▶ **WHAT YOU NEED TO DO**
Pictures stay out. Extract the lines below from the first one through the line with "80,207 85,213 90,222", both included.

▶ **INFORMATION PROVIDED**
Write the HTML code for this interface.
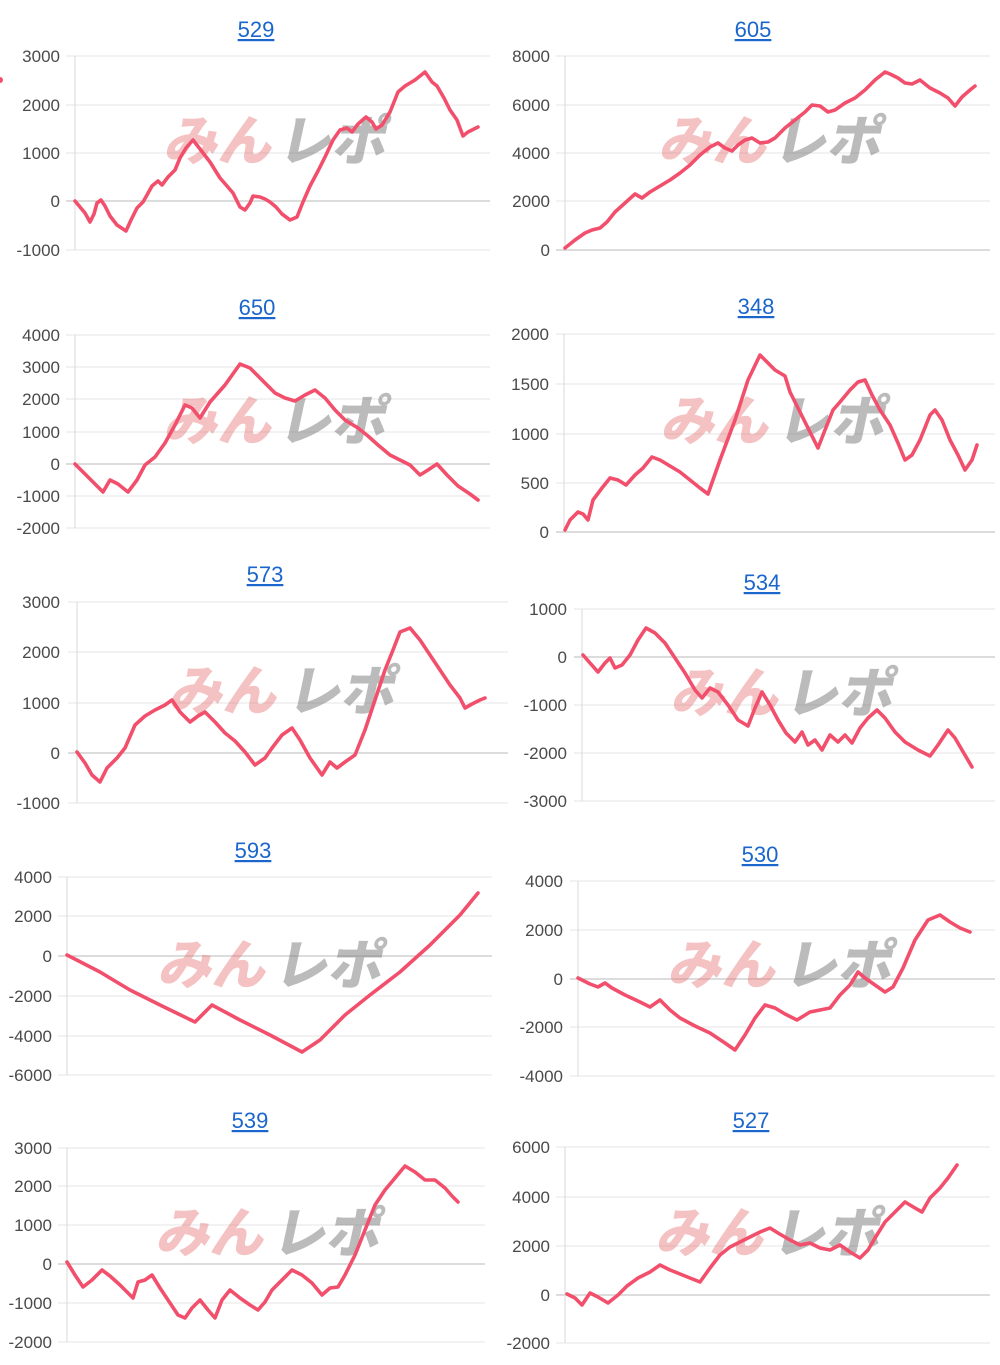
<!DOCTYPE html>
<html><head><meta charset="utf-8"><style>
html,body{margin:0;padding:0;background:#fff;}
svg{display:block}
.l{font-family:"Liberation Sans",sans-serif;font-size:17px;fill:#4a4a4a;text-anchor:end}
.t{font-family:"Liberation Sans",sans-serif;font-size:22px;fill:#1a66cc;text-anchor:middle;text-decoration:underline}
.g{stroke:#e4e4e4;stroke-width:1}
.z{stroke:#c8c8c8;stroke-width:1.3}
.a{stroke:#d8d8d8;stroke-width:1}
.p{fill:none;stroke:#f24f6c;stroke-width:3.6;stroke-linejoin:round;stroke-linecap:round}
.wp{font-family:"Noto Sans CJK JP",sans-serif;font-weight:900;font-size:54px;fill:rgba(228,110,110,0.42)}
.wg{font-family:"Noto Sans CJK JP",sans-serif;font-weight:900;font-size:54px;fill:rgba(120,120,120,0.5)}
</style></head><body>
<svg width="1000" height="1365" xmlns="http://www.w3.org/2000/svg">
<circle cx="0" cy="80" r="3" fill="#f24f6c"/>

<!-- 529 -->
<text class="t" x="256" y="37">529</text>
<g><line class="g" x1="66" x2="490" y1="56" y2="56"/><line class="g" x1="66" x2="490" y1="105" y2="105"/><line class="g" x1="66" x2="490" y1="153" y2="153"/><line class="z" x1="66" x2="490" y1="201" y2="201"/><line class="g" x1="66" x2="490" y1="250" y2="250"/><line class="a" x1="75" x2="75" y1="56" y2="250"/></g>
<text class="l" x="60" y="62">3000</text><text class="l" x="60" y="111">2000</text><text class="l" x="60" y="159">1000</text><text class="l" x="60" y="207">0</text><text class="l" x="60" y="256">-1000</text>
<g transform="translate(163,160) skewX(-12)"><text class="wp" x="0" y="0">みん</text><text class="wg" x="114" y="0">レポ</text></g>
<polyline class="p" points="75,201 80,207 85,213 90,222 94,214 97,203 101,200 105,206 110,216 117,225 126,231 131,220 137,208 143,202 147,195 152,186 158,181 162,185 168,177 175,170 180,158 186,148 193,140 200,149 210,162 220,178 227,186 233,193 240,207 245,210 250,203 253,196 260,197 265,199 270,202 276,207 282,214 290,220 297,217 303,202 310,186 318,171 325,157 333,140 340,130 347,128 352,132 358,124 366,117 372,122 376,129 382,125 390,112 398,92 405,86 415,80 425,72 432,82 437,86 444,98 450,110 457,120 463,136 468,132 478,127"/>

<!-- 605 -->
<text class="t" x="753" y="37">605</text>
<g><line class="g" x1="556" x2="990" y1="56" y2="56"/><line class="g" x1="556" x2="990" y1="105" y2="105"/><line class="g" x1="556" x2="990" y1="153" y2="153"/><line class="g" x1="556" x2="990" y1="201" y2="201"/><line class="z" x1="556" x2="990" y1="250" y2="250"/><line class="a" x1="565" x2="565" y1="56" y2="250"/></g>
<text class="l" x="550" y="62">8000</text><text class="l" x="550" y="111">6000</text><text class="l" x="550" y="159">4000</text><text class="l" x="550" y="207">2000</text><text class="l" x="550" y="256">0</text>
<g transform="translate(658,160) skewX(-12)"><text class="wp" x="0" y="0">みん</text><text class="wg" x="114" y="0">レポ</text></g>
<polyline class="p" points="565,248 575,240 585,233 592,230 600,228 607,222 615,212 625,203 635,194 642,198 650,192 660,186 670,180 680,173 690,165 700,155 710,147 718,143 725,148 732,151 738,145 745,140 752,138 760,143 768,142 775,138 785,128 795,120 805,112 812,105 820,106 828,112 835,110 845,103 855,98 865,90 875,80 885,72 890,74 898,78 905,83 912,84 920,80 930,88 940,93 948,98 955,106 962,97 970,90 975,86"/>

<!-- 650 -->
<text class="t" x="257" y="315">650</text>
<g><line class="g" x1="66" x2="490" y1="335" y2="335"/><line class="g" x1="66" x2="490" y1="367" y2="367"/><line class="g" x1="66" x2="490" y1="399" y2="399"/><line class="g" x1="66" x2="490" y1="432" y2="432"/><line class="z" x1="66" x2="490" y1="464" y2="464"/><line class="g" x1="66" x2="490" y1="496" y2="496"/><line class="g" x1="66" x2="490" y1="528" y2="528"/><line class="a" x1="75" x2="75" y1="335" y2="528"/></g>
<text class="l" x="60" y="341">4000</text><text class="l" x="60" y="373">3000</text><text class="l" x="60" y="405">2000</text><text class="l" x="60" y="438">1000</text><text class="l" x="60" y="470">0</text><text class="l" x="60" y="502">-1000</text><text class="l" x="60" y="534">-2000</text>
<g transform="translate(163,440) skewX(-12)"><text class="wp" x="0" y="0">みん</text><text class="wg" x="114" y="0">レポ</text></g>
<polyline class="p" points="75,464 85,474 95,484 103,492 110,480 118,484 128,492 137,480 145,465 155,457 165,443 175,425 185,405 192,408 200,418 210,402 225,385 240,364 250,368 262,380 275,393 285,398 295,401 305,395 315,390 325,398 335,410 345,420 358,428 368,436 378,445 390,455 400,460 410,465 420,475 428,470 437,464 447,475 458,486 470,494 478,500"/>

<!-- 348 -->
<text class="t" x="756" y="314">348</text>
<g><line class="g" x1="556" x2="995" y1="334" y2="334"/><line class="g" x1="556" x2="995" y1="384" y2="384"/><line class="g" x1="556" x2="995" y1="434" y2="434"/><line class="g" x1="556" x2="995" y1="483" y2="483"/><line class="z" x1="556" x2="995" y1="532" y2="532"/><line class="a" x1="564" x2="564" y1="334" y2="532"/></g>
<text class="l" x="549" y="340">2000</text><text class="l" x="549" y="390">1500</text><text class="l" x="549" y="440">1000</text><text class="l" x="549" y="489">500</text><text class="l" x="549" y="538">0</text>
<g transform="translate(660,440) skewX(-12)"><text class="wp" x="0" y="0">みん</text><text class="wg" x="116" y="0">レポ</text></g>
<polyline class="p" points="565,530 570,520 578,512 583,514 588,520 593,500 602,488 610,478 618,480 626,485 635,475 643,468 652,457 660,460 670,466 680,472 690,480 700,488 708,494 720,460 735,420 748,380 760,355 767,362 775,370 785,376 790,392 795,402 800,412 810,432 818,448 825,430 833,410 840,402 850,390 858,382 865,380 872,395 880,410 890,425 898,443 905,460 912,455 920,440 930,415 935,410 942,420 950,440 958,455 965,470 972,460 977,445"/>

<!-- 573 -->
<text class="t" x="265" y="582">573</text>
<g><line class="g" x1="68" x2="508" y1="602" y2="602"/><line class="g" x1="68" x2="508" y1="652" y2="652"/><line class="g" x1="68" x2="508" y1="703" y2="703"/><line class="z" x1="68" x2="508" y1="753" y2="753"/><line class="g" x1="68" x2="508" y1="803" y2="803"/><line class="a" x1="77" x2="77" y1="602" y2="803"/></g>
<text class="l" x="60" y="608">3000</text><text class="l" x="60" y="658">2000</text><text class="l" x="60" y="709">1000</text><text class="l" x="60" y="759">0</text><text class="l" x="60" y="809">-1000</text>
<g transform="translate(168,710) skewX(-12)"><text class="wp" x="0" y="0">みん</text><text class="wg" x="118" y="0">レポ</text></g>
<polyline class="p" points="77,752 85,763 92,775 100,782 107,768 117,758 125,748 135,725 145,716 155,710 165,705 172,700 180,712 190,722 198,716 205,712 215,722 225,733 235,741 245,752 255,765 265,758 272,748 282,735 292,728 300,740 310,758 322,775 330,762 337,768 345,762 355,755 365,730 375,700 385,670 393,650 400,632 410,628 420,640 430,655 440,670 450,685 460,698 465,708 472,704 480,700 485,698"/>

<!-- 534 -->
<text class="t" x="762" y="590">534</text>
<g><line class="g" x1="574" x2="995" y1="609" y2="609"/><line class="z" x1="574" x2="995" y1="657" y2="657"/><line class="g" x1="574" x2="995" y1="705" y2="705"/><line class="g" x1="574" x2="995" y1="753" y2="753"/><line class="g" x1="574" x2="995" y1="801" y2="801"/><line class="a" x1="582" x2="582" y1="609" y2="801"/></g>
<text class="l" x="567" y="615">1000</text><text class="l" x="567" y="663">0</text><text class="l" x="567" y="711">-1000</text><text class="l" x="567" y="759">-2000</text><text class="l" x="567" y="807">-3000</text>
<g transform="translate(670,712) skewX(-12)"><text class="wp" x="0" y="0">みん</text><text class="wg" x="114" y="0">レポ</text></g>
<polyline class="p" points="583,655 590,663 598,672 605,663 610,658 615,668 622,665 630,655 638,640 646,628 655,633 665,643 675,658 685,673 695,690 702,698 710,688 718,692 728,705 738,720 748,726 755,708 762,692 770,705 778,720 786,733 795,742 802,732 808,745 815,740 822,750 830,735 838,742 845,735 852,743 860,728 868,718 877,710 885,718 895,732 905,742 918,750 930,756 938,745 948,730 955,738 962,750 972,767"/>

<!-- 593 -->
<text class="t" x="253" y="858">593</text>
<g><line class="g" x1="58" x2="492" y1="877" y2="877"/><line class="g" x1="58" x2="492" y1="916" y2="916"/><line class="z" x1="58" x2="492" y1="956" y2="956"/><line class="g" x1="58" x2="492" y1="996" y2="996"/><line class="g" x1="58" x2="492" y1="1036" y2="1036"/><line class="g" x1="58" x2="492" y1="1075" y2="1075"/><line class="a" x1="67" x2="67" y1="877" y2="1075"/></g>
<text class="l" x="52" y="883">4000</text><text class="l" x="52" y="922">2000</text><text class="l" x="52" y="962">0</text><text class="l" x="52" y="1002">-2000</text><text class="l" x="52" y="1042">-4000</text><text class="l" x="52" y="1081">-6000</text>
<g transform="translate(157,984) skewX(-12)"><text class="wp" x="0" y="0">みん</text><text class="wg" x="116" y="0">レポ</text></g>
<polyline class="p" points="67,955 100,972 130,990 160,1005 195,1022 212,1005 240,1020 270,1035 302,1052 320,1040 345,1015 370,995 400,972 430,945 460,915 478,893"/>

<!-- 530 -->
<text class="t" x="760" y="862">530</text>
<g><line class="g" x1="570" x2="995" y1="881" y2="881"/><line class="g" x1="570" x2="995" y1="930" y2="930"/><line class="z" x1="570" x2="995" y1="979" y2="979"/><line class="g" x1="570" x2="995" y1="1027" y2="1027"/><line class="g" x1="570" x2="995" y1="1076" y2="1076"/><line class="a" x1="578" x2="578" y1="881" y2="1076"/></g>
<text class="l" x="563" y="887">4000</text><text class="l" x="563" y="936">2000</text><text class="l" x="563" y="985">0</text><text class="l" x="563" y="1033">-2000</text><text class="l" x="563" y="1082">-4000</text>
<g transform="translate(667,984) skewX(-12)"><text class="wp" x="0" y="0">みん</text><text class="wg" x="116" y="0">レポ</text></g>
<polyline class="p" points="578,978 590,984 598,987 605,983 612,988 625,995 640,1002 650,1007 660,1000 670,1010 680,1018 695,1026 710,1033 725,1043 735,1050 745,1035 755,1018 765,1005 775,1008 785,1014 797,1020 810,1012 820,1010 830,1008 840,995 850,985 858,972 865,978 875,985 885,992 893,987 903,968 915,940 928,920 940,915 950,922 960,928 970,932"/>

<!-- 539 -->
<text class="t" x="250" y="1128">539</text>
<g><line class="g" x1="58" x2="485" y1="1148" y2="1148"/><line class="g" x1="58" x2="485" y1="1186" y2="1186"/><line class="g" x1="58" x2="485" y1="1225" y2="1225"/><line class="z" x1="58" x2="485" y1="1264" y2="1264"/><line class="g" x1="58" x2="485" y1="1303" y2="1303"/><line class="g" x1="58" x2="485" y1="1342" y2="1342"/><line class="a" x1="67" x2="67" y1="1148" y2="1342"/></g>
<text class="l" x="52" y="1154">3000</text><text class="l" x="52" y="1192">2000</text><text class="l" x="52" y="1231">1000</text><text class="l" x="52" y="1270">0</text><text class="l" x="52" y="1309">-1000</text><text class="l" x="52" y="1348">-2000</text>
<g transform="translate(155,1252) skewX(-12)"><text class="wp" x="0" y="0">みん</text><text class="wg" x="116" y="0">レポ</text></g>
<polyline class="p" points="67,1262 75,1275 83,1287 92,1280 102,1270 110,1276 120,1285 133,1298 138,1282 145,1280 152,1275 160,1288 170,1303 178,1315 185,1318 192,1308 200,1300 208,1310 215,1318 222,1300 230,1290 240,1298 250,1305 258,1310 265,1302 272,1290 282,1280 292,1270 302,1275 312,1283 322,1295 330,1288 338,1287 345,1275 355,1255 365,1230 375,1205 385,1190 395,1178 405,1166 415,1172 425,1180 435,1180 445,1188 452,1196 458,1202"/>

<!-- 527 -->
<text class="t" x="751" y="1128">527</text>
<g><line class="g" x1="556" x2="990" y1="1147" y2="1147"/><line class="g" x1="556" x2="990" y1="1197" y2="1197"/><line class="g" x1="556" x2="990" y1="1246" y2="1246"/><line class="z" x1="556" x2="990" y1="1295" y2="1295"/><line class="g" x1="556" x2="990" y1="1343" y2="1343"/><line class="a" x1="565" x2="565" y1="1147" y2="1343"/></g>
<text class="l" x="550" y="1153">6000</text><text class="l" x="550" y="1203">4000</text><text class="l" x="550" y="1252">2000</text><text class="l" x="550" y="1301">0</text><text class="l" x="550" y="1349">-2000</text>
<g transform="translate(655,1252) skewX(-12)"><text class="wp" x="0" y="0">みん</text><text class="wg" x="116" y="0">レポ</text></g>
<polyline class="p" points="567,1294 575,1298 582,1305 590,1293 598,1297 608,1303 618,1295 627,1286 638,1278 650,1272 660,1265 670,1270 680,1274 690,1278 700,1282 710,1268 720,1255 730,1247 740,1242 750,1237 760,1232 770,1228 778,1233 790,1240 800,1245 810,1243 820,1248 830,1250 840,1245 850,1252 860,1258 868,1250 875,1238 885,1222 895,1212 905,1202 915,1208 922,1212 930,1198 940,1188 948,1178 957,1165"/>
</svg>
</body></html>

▶ **OUTPUT FOR THIS TASK**
Write the HTML code for this interface.
<!DOCTYPE html>
<html><head><meta charset="utf-8"><style>
html,body{margin:0;padding:0;background:#fff;}
svg{display:block}
.l{font-family:"Liberation Sans",sans-serif;font-size:17px;fill:#4a4a4a;text-anchor:end}
.t{font-family:"Liberation Sans",sans-serif;font-size:22px;fill:#1a66cc;text-anchor:middle;text-decoration:underline}
.g{stroke:#e4e4e4;stroke-width:1}
.z{stroke:#c8c8c8;stroke-width:1.3}
.a{stroke:#d8d8d8;stroke-width:1}
.p{fill:none;stroke:#f24f6c;stroke-width:3.6;stroke-linejoin:round;stroke-linecap:round}
.wp{font-family:"Noto Sans CJK JP",sans-serif;font-weight:900;font-size:54px;fill:rgba(228,110,110,0.42)}
.wg{font-family:"Noto Sans CJK JP",sans-serif;font-weight:900;font-size:54px;fill:rgba(120,120,120,0.5)}
</style></head><body>
<svg width="1000" height="1365" xmlns="http://www.w3.org/2000/svg">
<circle cx="0" cy="80" r="3" fill="#f24f6c"/>

<!-- 529 -->
<text class="t" x="256" y="37">529</text>
<g><line class="g" x1="66" x2="490" y1="56" y2="56"/><line class="g" x1="66" x2="490" y1="105" y2="105"/><line class="g" x1="66" x2="490" y1="153" y2="153"/><line class="z" x1="66" x2="490" y1="201" y2="201"/><line class="g" x1="66" x2="490" y1="250" y2="250"/><line class="a" x1="75" x2="75" y1="56" y2="250"/></g>
<text class="l" x="60" y="62">3000</text><text class="l" x="60" y="111">2000</text><text class="l" x="60" y="159">1000</text><text class="l" x="60" y="207">0</text><text class="l" x="60" y="256">-1000</text>
<g transform="translate(163,160) skewX(-12)"><text class="wp" x="0" y="0">みん</text><text class="wg" x="114" y="0">レポ</text></g>
<polyline class="p" points="75,201 80,207 85,213 90,222 94,214 97,203 101,200 105,206 110,216 117,225 126,231 131,220 137,208 143,202 147,195 152,186 158,181 162,185 168,177 175,170 180,158 186,148 193,140 200,149 210,162 220,178 227,186 233,193 240,207 245,210 250,203 253,196 260,197 265,199 270,202 276,207 282,214 290,220 297,217 303,202 310,186 318,171 325,157 333,140 340,130 347,128 352,132 358,124 366,117 372,122 376,129 382,125 390,112 398,92 405,86 415,80 425,72 432,82 437,86 444,98 450,110 457,120 463,136 468,132 478,127"/>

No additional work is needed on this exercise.